The same could be said of John. His desolation was the impotence of old age in exile as he lived with his memories. In his youth, he had seen and known Jesus and in old age still believed him to be the Christ in whom God gives us eternal life. He knew Jesus Christ to be fully human and fully divine. But, as Niall Williams portrays so powerfully, he was tested by the Gnostic heresy that separated the material and the spiritual and denied that Christ has come in human flesh. Had he been mistaken? Had his whole life been predicated on a lie? Sidelined in exile and facing the long loneliness of feeling a burden to his followers and insignificant on the wider canvas, it would be so easy to let his lonely mind wander into doubt of God's love or the wisdom of his youthful passion. But no, Williams describes his relentless fidelity that takes every ounce of his failing strength and issues in the resounding affirmation, that, ‘Who is it that conquers the world but the one who believes that Jesus is the Son of God. Whoever has the Son has life; whoever does not have the Son of God does not have life.' That is the bench mark for this faithful old man: not how useful or active he is, not whether he can look after himself, not whether all his prayers are answered. What matters is that Jesus is the Son of God and that he has life in God's Son; that the impetuous youthful trust he placed in Jesus has been vindicated and has sustained him to this isolated end. After an active lifetime, here in the aloneness of the aftermath he has the courage to remain faithful. Like Isaiah's stump which was the holy seed, when all was pared back in John's life there too was a holy seed that would bear holy fruit.

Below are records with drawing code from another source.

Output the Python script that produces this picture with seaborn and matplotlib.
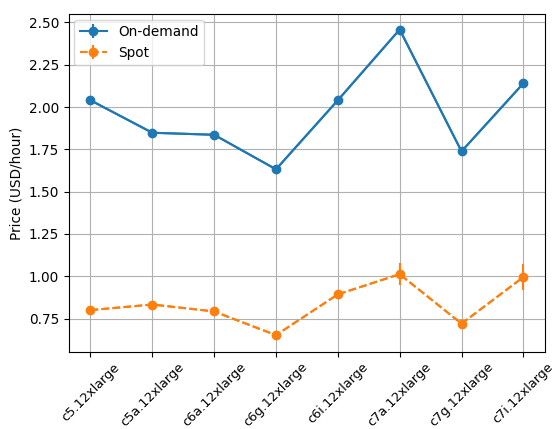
import matplotlib
matplotlib.use("Agg")
import matplotlib.pyplot as plt
import seaborn as sns
import pandas as pd

instances = ['c5.12xlarge', 'c5a.12xlarge', 'c6a.12xlarge', 'c6g.12xlarge',
             'c6i.12xlarge', 'c7a.12xlarge', 'c7g.12xlarge', 'c7i.12xlarge']
on_demand = [2.04, 1.848, 1.836, 1.632, 2.04, 2.458, 1.738, 2.14]
on_demand_err = [0, 0, 0, 0, 0, 0, 0, 0]
spot = [0.80, 0.833, 0.792, 0.652, 0.893, 1.012, 0.72, 0.995]
spot_err = [0.01, 0.012, 0.01, 0.01, 0.012, 0.065, 0.012, 0.075]

df = pd.DataFrame({'instance': instances * 2,
                   'price': on_demand + spot,
                   'type': ['On-demand'] * len(instances) + ['Spot'] * len(instances)})

plt.rcParams['font.size'] = 9.8
plt.rcParams['xtick.labelsize'] = 9.3

fig, ax = plt.subplots(figsize=(5.55, 4.29), dpi=100)

# lines and markers via seaborn
sns.lineplot(data=df, x='instance', y='price', hue='type', style='type',
             markers=['o', 'o'], dashes=[(None, None), (3.7, 1.6)],
             palette=['#1f77b4', '#ff7f0e'], markersize=6, markeredgewidth=0,
             legend=False, ax=ax)

# error bars on top, also provides legend handles
ax.errorbar(instances, on_demand, yerr=on_demand_err, fmt='o', ls='-',
            color='#1f77b4', label='On-demand')
ax.errorbar(instances, spot, yerr=spot_err, fmt='o', ls='--',
            color='#ff7f0e', label='Spot')

ax.set_xlabel('')
ax.set_ylabel('Price (USD/hour)')
ax.set_yticks([0.75, 1.00, 1.25, 1.50, 1.75, 2.00, 2.25, 2.50])
ax.set_yticklabels(['0.75', '1.00', '1.25', '1.50', '1.75', '2.00', '2.25', '2.50'])
plt.xticks(rotation=45)
ax.tick_params(axis='x', pad=2.5)
ax.grid(True)
ax.legend(loc='upper left', borderaxespad=0.4)

plt.subplots_adjust(left=0.124, right=0.982, top=0.967, bottom=0.179)
plt.savefig('out.png')
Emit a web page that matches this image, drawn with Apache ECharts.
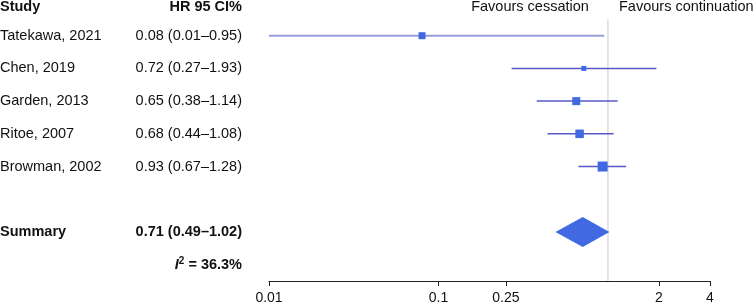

It is appropriate that we celebrate John the Evangelist so close to Christmas because he gives us the eye-witness testimony of the truth we sing about, that Emmanuel, God is with us. John is someone who, perhaps better than anyone else, knew Jesus as a human being and came to the radical realisation that he was indeed God. Our final hymn, dating from three centuries after John, insists on this truth in phrase after phrase, it is a paean of theological praise that affirms the divinity and humanity of Jesus Christ, a truth for which John was prepared to face exile. But don't let us forget that for both Isaiah and John, their youthful call by God was lived out into old age amidst the national power-play of tyrants and their armies. So too was the birth, life and death of Jesus. Tomorrow, Herod's massacre of the innocents, an horrific but integral part of the Christmas story, will remind us that Christmas is no protection from suffering, life goes on hurling things at us. Some people here have celebrated Christmas in the face of suffering and may be asking if your faith from the past can sustain you through its present battering and into the future. The truth we celebrate at Christmas, the truth that Isaiah and John knew as young men who lived lovingly and faithfully to old age, is that God's glory is seen by human eyes because God in Christ has made his home with us. Knowing that, John could say certainly but not glibly from exile, ‘Who is it that conquers the world but the one who believes that Jesus is the Son of God?'
That is our inheritance in the faith because, ‘though an infant now we view him, he shall fill his Father's throne.' Alleluia.